> **Recorded information**
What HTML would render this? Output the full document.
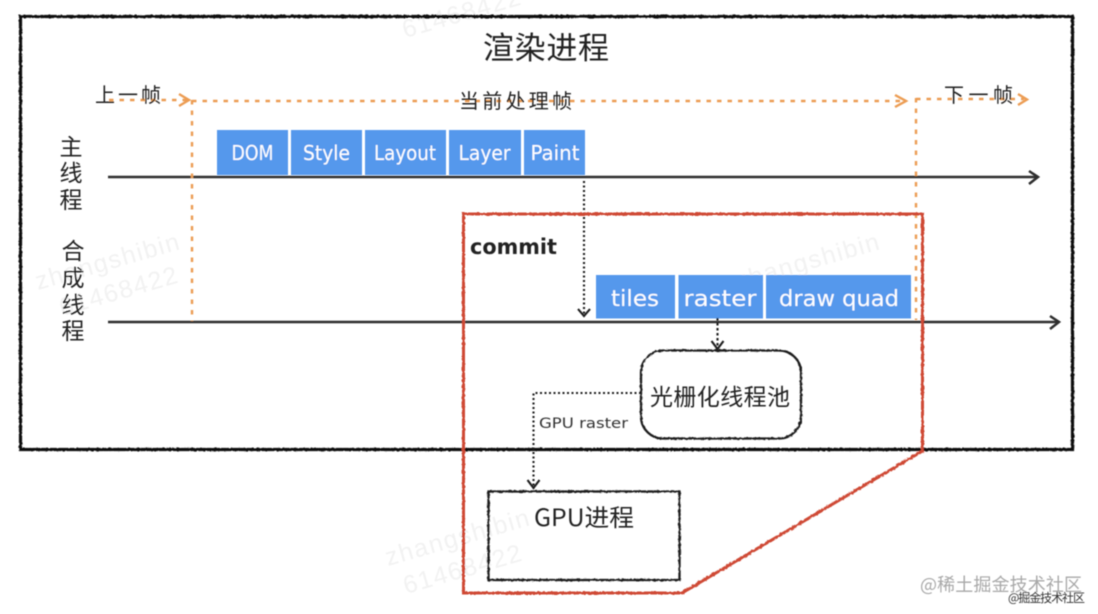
<!DOCTYPE html>
<html><head><meta charset="utf-8">
<style>
html,body{margin:0;padding:0;background:#fff;width:1098px;height:614px;overflow:hidden}
svg{display:block;font-family:"Liberation Sans","WenQuanYi Zen Hei","Noto Sans CJK SC",sans-serif}
.cjk{font-family:"WenQuanYi Zen Hei","Noto Sans CJK SC",sans-serif;fill:#222}
.lat{font-family:"DejaVu Sans","Liberation Sans",sans-serif}
.w{fill:#fff;font-family:"DejaVu Sans",sans-serif;text-anchor:middle}
.wm{font-family:"Liberation Sans",sans-serif;fill:#f2f2f2;font-size:25px;letter-spacing:1.500px}
</style></head><body>
<svg width="1098" height="614" viewBox="0 0 1098 614" xmlns="http://www.w3.org/2000/svg">
<defs>
<filter id="rough" x="-2%" y="-2%" width="104%" height="104%"><feTurbulence type="fractalNoise" baseFrequency="0.35" numOctaves="2" seed="3"/><feDisplacementMap in="SourceGraphic" scale="2"/></filter>
<filter id="soft"><feGaussianBlur stdDeviation="0.45"/></filter>
</defs>
<g filter="url(#soft)">
<!-- faint watermarks -->
<g class="wm">
<text transform="translate(38,290) rotate(-16)">zhangshibin</text>
<text transform="translate(62,316) rotate(-16)">61468422</text>
<text transform="translate(738,290) rotate(-16)">zhangshibin</text>
<text transform="translate(388,566) rotate(-16)">zhangshibin</text>
<text transform="translate(406,594) rotate(-16)">61468422</text>
<text transform="translate(405,38) rotate(-16)">61468422</text>
</g>
<!-- outer frame -->
<rect x="20.500" y="16.500" width="1052" height="433" fill="none" stroke="#111" stroke-width="3.200" filter="url(#rough)"/>
<!-- blue boxes -->
<g fill="#5598ec">
<rect x="217" y="130" width="71" height="45"/>
<rect x="291" y="130" width="71" height="45"/>
<rect x="365" y="130" width="81" height="45"/>
<rect x="449" y="130" width="72" height="45"/>
<rect x="524" y="130" width="61" height="45"/>
<rect x="596" y="275" width="79" height="43.500"/>
<rect x="678.500" y="275" width="84.500" height="43.500"/>
<rect x="766" y="275" width="145" height="43.500"/>
</g>
<g class="w" font-size="20">
<text x="252.500" y="160" textLength="42" lengthAdjust="spacingAndGlyphs">DOM</text>
<text x="326.500" y="160" textLength="47" lengthAdjust="spacingAndGlyphs">Style</text>
<text x="405" y="160" textLength="62" lengthAdjust="spacingAndGlyphs">Layout</text>
<text x="484.500" y="160" textLength="52" lengthAdjust="spacingAndGlyphs">Layer</text>
<text x="555" y="160" textLength="49" lengthAdjust="spacingAndGlyphs">Paint</text>
</g>
<g class="w" font-size="22">
<text x="635" y="306" textLength="48" lengthAdjust="spacingAndGlyphs">tiles</text>
<text x="720" y="306" textLength="73" lengthAdjust="spacingAndGlyphs">raster</text>
<text x="839" y="306" textLength="120" lengthAdjust="spacingAndGlyphs">draw quad</text>
</g>
<!-- timelines -->
<g fill="none" stroke="#2e2e2e" stroke-width="2.500">
<path d="M108 177H1036"/>
<path d="M1029 171L1038 177L1029 184"/>
<path d="M108 322H1057"/>
<path d="M1050 316L1059 322L1050 329"/>
</g>
<!-- orange dashed -->
<g fill="none" stroke="#ec9c52" stroke-width="2.400">
<path d="M109 100H188" stroke-dasharray="4.500 6"/>
<path d="M179 94L189 100L179 106"/>
<path d="M192 101H904" stroke-dasharray="4.500 6"/>
<path d="M895 95L906 101L895 107"/>
<path d="M192 100V321" stroke-dasharray="4.500 6"/>
<path d="M916 98V320" stroke-dasharray="4.500 6"/>
<path d="M916 99H1024" stroke-dasharray="4.500 6"/>
<path d="M1018 94L1027 99.500L1018 105"/>
</g>
<!-- dotted connectors -->
<g fill="none" stroke="#1c1c1c" stroke-width="2.100">
<path d="M584 181V315" stroke-dasharray="2 2.500"/>
<path d="M578 309L584 316L590 309"/>
<path d="M717.500 318V347" stroke-dasharray="2.500 2.500"/>
<path d="M711.500 341L717.500 349L723.500 341"/>
<path d="M641 393H533.500V487" stroke-dasharray="2 2.500"/>
<path d="M527.500 480L533.500 488L539.500 480"/>
</g>
<!-- rounded box and GPU box -->
<rect x="641" y="350.500" width="160" height="88" rx="22" fill="none" stroke="#1c1c1c" stroke-width="2.300" filter="url(#rough)"/>
<rect x="488.500" y="491.500" width="191" height="88.500" fill="none" stroke="#1c1c1c" stroke-width="2.300" filter="url(#rough)"/>
<!-- red polygon -->
<path d="M463.500 214H922.500V451L682 593H463.500Z" fill="none" stroke="#cf4a36" stroke-width="3" filter="url(#rough)"/>
<!-- labels -->
<text class="cjk" x="483" y="59" font-size="31" textLength="126">渲染进程</text>
<text class="cjk" x="95" y="102" font-size="20" textLength="66">上一帧</text>
<text class="cjk" x="459" y="108" font-size="20" textLength="113">当前处理帧</text>
<text class="cjk" x="944" y="102" font-size="20" textLength="69">下一帧</text>
<g class="cjk" font-size="23" text-anchor="middle">
<text x="71" y="155">主</text>
<text x="71" y="181">线</text>
<text x="71" y="208">程</text>
<text x="73" y="259">合</text>
<text x="73" y="286">成</text>
<text x="73" y="313">线</text>
<text x="73" y="339">程</text>
</g>
<text class="lat" x="470" y="254" font-size="21" font-weight="bold" fill="#222" textLength="87" lengthAdjust="spacingAndGlyphs">commit</text>
<text class="lat" x="539" y="428" font-size="14" fill="#333" textLength="89" lengthAdjust="spacingAndGlyphs">GPU raster</text>
<text class="cjk" x="650" y="405" font-size="23" textLength="140">光栅化线程池</text>
<text class="cjk" x="534" y="526" font-size="24" textLength="100" lengthAdjust="spacingAndGlyphs">GPU进程</text>
<text x="920" y="591" font-size="18" fill="#a8a8a8" font-family="'WenQuanYi Zen Hei','Noto Sans CJK SC',sans-serif" textLength="162">@稀土掘金技术社区</text>
<text x="1008" y="602" font-size="12" fill="#333" font-family="'WenQuanYi Zen Hei','Noto Sans CJK SC',sans-serif" textLength="77">@掘金技术社区</text>
</g>
</svg>
</body></html>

> **Short exercise**
From start to finish, output the listing exactly, but omit its pictures.

> **Reply**
What HTML would render this? Output the full document.
<!DOCTYPE html>
<html><head><meta charset="utf-8">
<style>
html,body{margin:0;padding:0;background:#fff;width:1098px;height:614px;overflow:hidden}
svg{display:block;font-family:"Liberation Sans","WenQuanYi Zen Hei","Noto Sans CJK SC",sans-serif}
.cjk{font-family:"WenQuanYi Zen Hei","Noto Sans CJK SC",sans-serif;fill:#222}
.lat{font-family:"DejaVu Sans","Liberation Sans",sans-serif}
.w{fill:#fff;font-family:"DejaVu Sans",sans-serif;text-anchor:middle}
.wm{font-family:"Liberation Sans",sans-serif;fill:#f2f2f2;font-size:25px;letter-spacing:1.500px}
</style></head><body>
<svg width="1098" height="614" viewBox="0 0 1098 614" xmlns="http://www.w3.org/2000/svg">
<defs>
<filter id="rough" x="-2%" y="-2%" width="104%" height="104%"><feTurbulence type="fractalNoise" baseFrequency="0.35" numOctaves="2" seed="3"/><feDisplacementMap in="SourceGraphic" scale="2"/></filter>
<filter id="soft"><feGaussianBlur stdDeviation="0.45"/></filter>
</defs>
<g filter="url(#soft)">
<!-- faint watermarks -->
<g class="wm">
<text transform="translate(38,290) rotate(-16)">zhangshibin</text>
<text transform="translate(62,316) rotate(-16)">61468422</text>
<text transform="translate(738,290) rotate(-16)">zhangshibin</text>
<text transform="translate(388,566) rotate(-16)">zhangshibin</text>
<text transform="translate(406,594) rotate(-16)">61468422</text>
<text transform="translate(405,38) rotate(-16)">61468422</text>
</g>
<!-- outer frame -->
<rect x="20.500" y="16.500" width="1052" height="433" fill="none" stroke="#111" stroke-width="3.200" filter="url(#rough)"/>
<!-- blue boxes -->
<g fill="#5598ec">
<rect x="217" y="130" width="71" height="45"/>
<rect x="291" y="130" width="71" height="45"/>
<rect x="365" y="130" width="81" height="45"/>
<rect x="449" y="130" width="72" height="45"/>
<rect x="524" y="130" width="61" height="45"/>
<rect x="596" y="275" width="79" height="43.500"/>
<rect x="678.500" y="275" width="84.500" height="43.500"/>
<rect x="766" y="275" width="145" height="43.500"/>
</g>
<g class="w" font-size="20">
<text x="252.500" y="160" textLength="42" lengthAdjust="spacingAndGlyphs">DOM</text>
<text x="326.500" y="160" textLength="47" lengthAdjust="spacingAndGlyphs">Style</text>
<text x="405" y="160" textLength="62" lengthAdjust="spacingAndGlyphs">Layout</text>
<text x="484.500" y="160" textLength="52" lengthAdjust="spacingAndGlyphs">Layer</text>
<text x="555" y="160" textLength="49" lengthAdjust="spacingAndGlyphs">Paint</text>
</g>
<g class="w" font-size="22">
<text x="635" y="306" textLength="48" lengthAdjust="spacingAndGlyphs">tiles</text>
<text x="720" y="306" textLength="73" lengthAdjust="spacingAndGlyphs">raster</text>
<text x="839" y="306" textLength="120" lengthAdjust="spacingAndGlyphs">draw quad</text>
</g>
<!-- timelines -->
<g fill="none" stroke="#2e2e2e" stroke-width="2.500">
<path d="M108 177H1036"/>
<path d="M1029 171L1038 177L1029 184"/>
<path d="M108 322H1057"/>
<path d="M1050 316L1059 322L1050 329"/>
</g>
<!-- orange dashed -->
<g fill="none" stroke="#ec9c52" stroke-width="2.400">
<path d="M109 100H188" stroke-dasharray="4.500 6"/>
<path d="M179 94L189 100L179 106"/>
<path d="M192 101H904" stroke-dasharray="4.500 6"/>
<path d="M895 95L906 101L895 107"/>
<path d="M192 100V321" stroke-dasharray="4.500 6"/>
<path d="M916 98V320" stroke-dasharray="4.500 6"/>
<path d="M916 99H1024" stroke-dasharray="4.500 6"/>
<path d="M1018 94L1027 99.500L1018 105"/>
</g>
<!-- dotted connectors -->
<g fill="none" stroke="#1c1c1c" stroke-width="2.100">
<path d="M584 181V315" stroke-dasharray="2 2.500"/>
<path d="M578 309L584 316L590 309"/>
<path d="M717.500 318V347" stroke-dasharray="2.500 2.500"/>
<path d="M711.500 341L717.500 349L723.500 341"/>
<path d="M641 393H533.500V487" stroke-dasharray="2 2.500"/>
<path d="M527.500 480L533.500 488L539.500 480"/>
</g>
<!-- rounded box and GPU box -->
<rect x="641" y="350.500" width="160" height="88" rx="22" fill="none" stroke="#1c1c1c" stroke-width="2.300" filter="url(#rough)"/>
<rect x="488.500" y="491.500" width="191" height="88.500" fill="none" stroke="#1c1c1c" stroke-width="2.300" filter="url(#rough)"/>
<!-- red polygon -->
<path d="M463.500 214H922.500V451L682 593H463.500Z" fill="none" stroke="#cf4a36" stroke-width="3" filter="url(#rough)"/>
<!-- labels -->
<text class="cjk" x="483" y="59" font-size="31" textLength="126">渲染进程</text>
<text class="cjk" x="95" y="102" font-size="20" textLength="66">上一帧</text>
<text class="cjk" x="459" y="108" font-size="20" textLength="113">当前处理帧</text>
<text class="cjk" x="944" y="102" font-size="20" textLength="69">下一帧</text>
<g class="cjk" font-size="23" text-anchor="middle">
<text x="71" y="155">主</text>
<text x="71" y="181">线</text>
<text x="71" y="208">程</text>
<text x="73" y="259">合</text>
<text x="73" y="286">成</text>
<text x="73" y="313">线</text>
<text x="73" y="339">程</text>
</g>
<text class="lat" x="470" y="254" font-size="21" font-weight="bold" fill="#222" textLength="87" lengthAdjust="spacingAndGlyphs">commit</text>
<text class="lat" x="539" y="428" font-size="14" fill="#333" textLength="89" lengthAdjust="spacingAndGlyphs">GPU raster</text>
<text class="cjk" x="650" y="405" font-size="23" textLength="140">光栅化线程池</text>
<text class="cjk" x="534" y="526" font-size="24" textLength="100" lengthAdjust="spacingAndGlyphs">GPU进程</text>
<text x="920" y="591" font-size="18" fill="#a8a8a8" font-family="'WenQuanYi Zen Hei','Noto Sans CJK SC',sans-serif" textLength="162">@稀土掘金技术社区</text>
<text x="1008" y="602" font-size="12" fill="#333" font-family="'WenQuanYi Zen Hei','Noto Sans CJK SC',sans-serif" textLength="77">@掘金技术社区</text>
</g>
</svg>
</body></html>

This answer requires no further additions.